Last week, we took note of the City Paper’s cover story: “Confessions of a Black Gentrifier“. It was written by Shani O. Hilton, who is the associate editor of Campus Progress. Hilton also writes for one of my favorite race and class blogs, PostBourgie, where one of her co-bloggers expands the discussion the City Paper article has generated by highlighting an issue with the piece– it did not include interviews with poorer black residents who have lived in D.C. for a long time.

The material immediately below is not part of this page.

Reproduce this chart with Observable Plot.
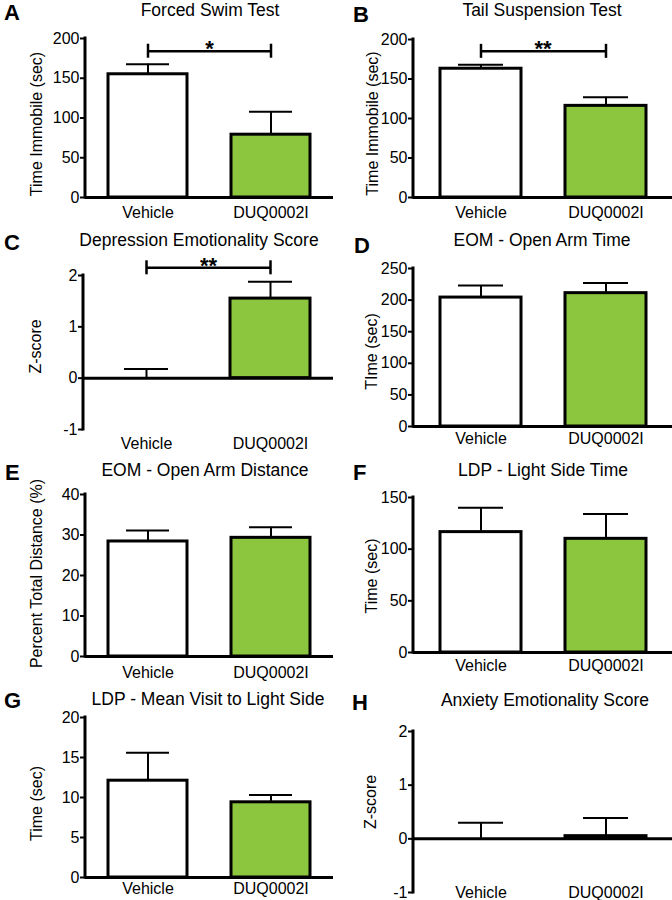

I’d like to add to that, because it’s an important oversight. It’s akin to writing an piece about nightlife in DC, and then only interviewing your friends about the places in your neighborhood. There are no interviews with neighbors, former residents who have been pushed out of the neighborhood, or really, anyone outside of Shani’s immediate peer group. Those list-servs mentioned in the piece? They are a treasure trove of information and comment from local law enforcement, church leaders, local community activists- none of whom are consulted in the article. There’s no discussion of the different trends in gentrifying across the city (what’s happening in Bloomingdale and Columbia Heights is different from what’s happening in Hill East, H Street or NoMa, which is different from what’s happening in Anacostia and Congress Heights). There is a nod to this in the opening paragraph, but that’s it…

According to this piece, those people being displaced exist in the ether, outside of the realm of the gentrifier, black or otherwise. Gentrification, at its core, is about privilege (Shani admits as much), and I take this as proof that privilege blinds, black or not.